Friends:

A few weeks ago, I asked you to become a supporting subscriber of this newsletter in order to help us expand. I now have some exciting news to share with you: Today, investigative journalist Walker Bragman joins TMI as a contributor, and he has helped us produce a very big story.

That new report is about a landmark environmental case that threatens to set a frightening new precedent allowing private law firms to criminally prosecute fossil fuel industry critics. TMI breaks the news that in this case, a private law firm was appointed by the government to prosecute Chevron’s nemesis — and that same private law firm had done work directly for Chevron.

The story was co-published by Jacobin and The American Prospect — you can click here to read it, or check out an excerpt below.

Let me reiterate: supporting subscribers have allowed us to expand and do this kind of deep-dive reporting. Please go to sirota.substack.com/subscribe to become a supporting subscriber to help us sustain this work.

Thank you for considering this request — we are working as hard as we can to create a model for grassroots-funded journalism that scrutinizes power.
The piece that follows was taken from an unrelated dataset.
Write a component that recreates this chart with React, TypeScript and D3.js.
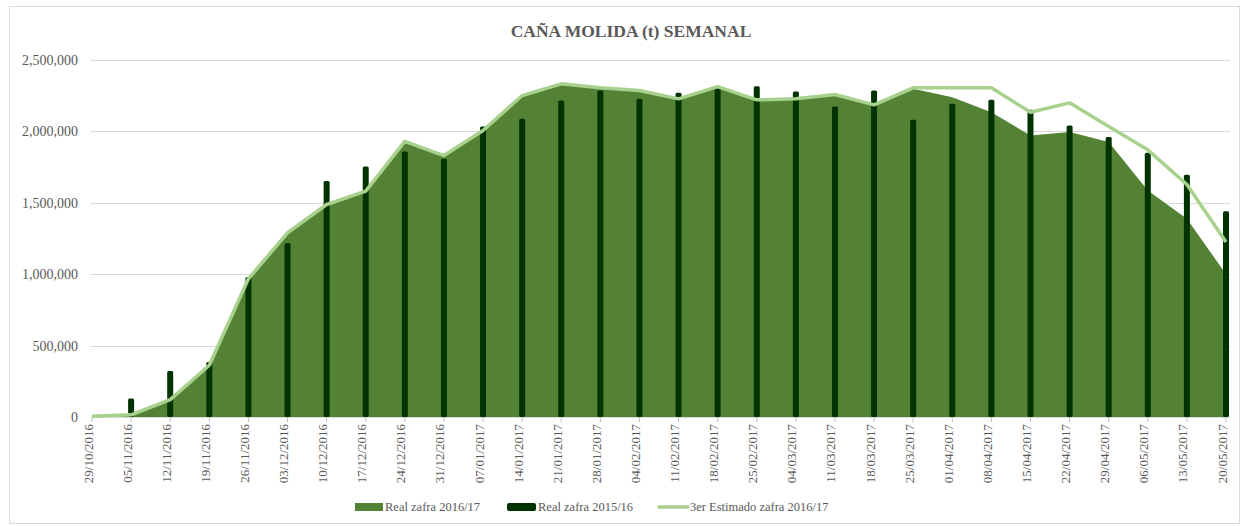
import { useEffect, useRef } from "react";
import * as d3 from "d3";

const weeks = [
  "29/10/2016", "05/11/2016", "12/11/2016", "19/11/2016", "26/11/2016", "03/12/2016",
  "10/12/2016", "17/12/2016", "24/12/2016", "31/12/2016", "07/01/2017", "14/01/2017",
  "21/01/2017", "28/01/2017", "04/02/2017", "11/02/2017", "18/02/2017", "25/02/2017",
  "04/03/2017", "11/03/2017", "18/03/2017", "25/03/2017", "01/04/2017", "08/04/2017",
  "15/04/2017", "22/04/2017", "29/04/2017", "06/05/2017", "13/05/2017", "20/05/2017",
];

// Real zafra 2016/17 (area)
const real1617 = [
  0, 10000, 115000, 355000, 960000, 1280000, 1480000, 1575000, 1920000, 1825000,
  1995000, 2245000, 2325000, 2300000, 2280000, 2222000, 2308000, 2215000, 2222000, 2252000,
  2180000, 2298000, 2240000, 2134000, 1971000, 1995000, 1925000, 1587000, 1388000, 1000000,
];

// Real zafra 2015/16 (bars)
const real1516 = [
  0, 130000, 322000, 385000, 980000, 1218000, 1652000, 1754000, 1860000, 1808000,
  2034000, 2088000, 2216000, 2286000, 2228000, 2270000, 2298000, 2317000, 2279000, 2174000,
  2286000, 2081000, 2193000, 2221000, 2151000, 2041000, 1960000, 1850000, 1696000, 1440000,
];

// 3er Estimado zafra 2016/17 (line)
const estimado = [
  5000, 15000, 122000, 362000, 968000, 1290000, 1488000, 1582000, 1930000, 1831000,
  2006000, 2251000, 2333000, 2305000, 2286000, 2228000, 2314000, 2221000, 2228000, 2258000,
  2186000, 2305000, 2305000, 2305000, 2134000, 2200000, 2034000, 1871000, 1628000, 1225000,
];

const yTicks = [0, 500000, 1000000, 1500000, 2000000, 2500000];

const AREA = "#548235";
const BAR = "#003300";
const LINE = "#A9D18E";
const TXT = "#595959";
const FONT = "'Liberation Serif', 'Times New Roman', serif";

export default function App() {
  const ref = useRef<SVGSVGElement>(null);

  useEffect(() => {
    const W = 1242, H = 526;
    const svg = d3.select(ref.current);
    svg.selectAll("*").remove();
    svg.attr("width", W).attr("height", H).attr("viewBox", `0 0 ${W} ${H}`);

    const left = 90.5, right = 1230.5, top = 60, bottom = 417;
    const x = d3.scalePoint<string>().domain(weeks).range([92, 1226]);
    const y = d3.scaleLinear().domain([0, 2500000]).range([bottom, top]);

    svg.append("rect").attr("x", 0).attr("y", 0).attr("width", W).attr("height", H).attr("fill", "#fff");
    svg.append("rect").attr("x", 9.5).attr("y", 6.5).attr("width", 1230).attr("height", 517)
      .attr("fill", "none").attr("stroke", "#D9D9D9");

    svg.append("text").attr("x", 631).attr("y", 37).attr("text-anchor", "middle")
      .attr("font-family", FONT).attr("font-weight", "bold").attr("font-size", 17.5)
      .attr("fill", TXT).text("CAÑA MOLIDA (t) SEMANAL");

    // gridlines + y labels
    const gy = svg.append("g");
    yTicks.forEach(t => {
      if (t > 0) {
        gy.append("line").attr("x1", left).attr("x2", right)
          .attr("y1", Math.round(y(t)) + 0.5).attr("y2", Math.round(y(t)) + 0.5)
          .attr("stroke", "#D9D9D9").attr("stroke-width", 1);
      }
      gy.append("text").attr("x", 78).attr("y", y(t)).attr("dy", "0.35em")
        .attr("text-anchor", "end").attr("font-family", FONT).attr("font-size", 14)
        .attr("fill", TXT).text(d3.format(",")(t));
    });

    const idx = d3.range(weeks.length);

    // area
    const area = d3.area<number>().x(i => x(weeks[i])!).y0(bottom).y1(i => y(real1617[i]));
    svg.append("path").datum(idx).attr("fill", AREA).attr("d", area);

    // bars
    svg.append("g").selectAll("rect").data(idx.filter(i => real1516[i] > 0)).join("rect")
      .attr("x", i => x(weeks[i])! - 3).attr("width", 6)
      .attr("y", i => y(real1516[i])).attr("height", i => bottom - y(real1516[i]))
      .attr("rx", 1.5).attr("fill", BAR);

    // axis line + ticks
    svg.append("line").attr("x1", left).attr("x2", right).attr("y1", bottom + 0.5).attr("y2", bottom + 0.5)
      .attr("stroke", "#D9D9D9");
    svg.append("g").selectAll("line").data(weeks).join("line")
      .attr("x1", d => x(d)!).attr("x2", d => x(d)!).attr("y1", bottom).attr("y2", bottom + 5)
      .attr("stroke", "#BFBFBF");

    // line
    const line = d3.line<number>().x(i => x(weeks[i])!).y(i => y(estimado[i]));
    svg.append("path").datum(idx).attr("fill", "none").attr("stroke", LINE)
      .attr("stroke-width", 3.5).attr("stroke-linejoin", "round").attr("d", line);

    // x labels
    svg.append("g").selectAll("text").data(weeks).join("text")
      .attr("transform", d => `translate(${x(d)! + 0.5},424) rotate(-90)`)
      .attr("text-anchor", "end").attr("font-family", FONT).attr("font-size", 13)
      .attr("fill", TXT).text(d => d);

    // legend
    const lg = svg.append("g").attr("font-family", FONT).attr("font-size", 12.5).attr("fill", TXT);
    lg.append("rect").attr("x", 355).attr("y", 503).attr("width", 28).attr("height", 8).attr("fill", AREA);
    lg.append("text").attr("x", 385).attr("y", 511).text("Real zafra 2016/17");
    lg.append("rect").attr("x", 507).attr("y", 503).attr("width", 29).attr("height", 8).attr("rx", 2).attr("fill", BAR);
    lg.append("text").attr("x", 538).attr("y", 511).text("Real zafra 2015/16");
    lg.append("line").attr("x1", 659).attr("x2", 688).attr("y1", 507).attr("y2", 507)
      .attr("stroke", LINE).attr("stroke-width", 3.5).attr("stroke-linecap", "round");
    lg.append("text").attr("x", 690).attr("y", 511).text("3er Estimado zafra 2016/17");
  }, []);

  return <svg ref={ref} style={{ position: "absolute", left: 0, top: 0, display: "block" }} />;
}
Onward.

Rock the boat,

Sirota

By David Sirota and Walker Bragman

In recent years, the American government has given the fossil fuel industry hundreds of billions of dollars of subsidies and opened up wide swaths of public land for drilling. Now, as the climate crisis worsens, a federal judge has given a private corporate law firm with ties to fossil fuel companies the power to criminally prosecute one of the industry’s biggest foes—a lawyer who notched one of history’s biggest legal victories against a major oil company.

In 2011, Steven Donziger led the legal team that secured a $9.5 billion judgment against Chevron for polluting the Amazon rainforest in Ecuador. Chevron has not paid that claim, and last year a judge appointed a private law firm to criminally prosecute Donziger for a contempt charge in a countersuit filed by Chevron in federal court in Manhattan. That law firm, Seward & Kissel LLP, has represented Chevron itself as recently as 2018, according to recent court documents.

Put another way: The government has taken the extraordinary step of giving prosecutorial power to a law firm that has worked for Chevron—and is allowing that prosecutorial power to be aimed at Chevron’s chief adversary, who has been under house arrest for the past year.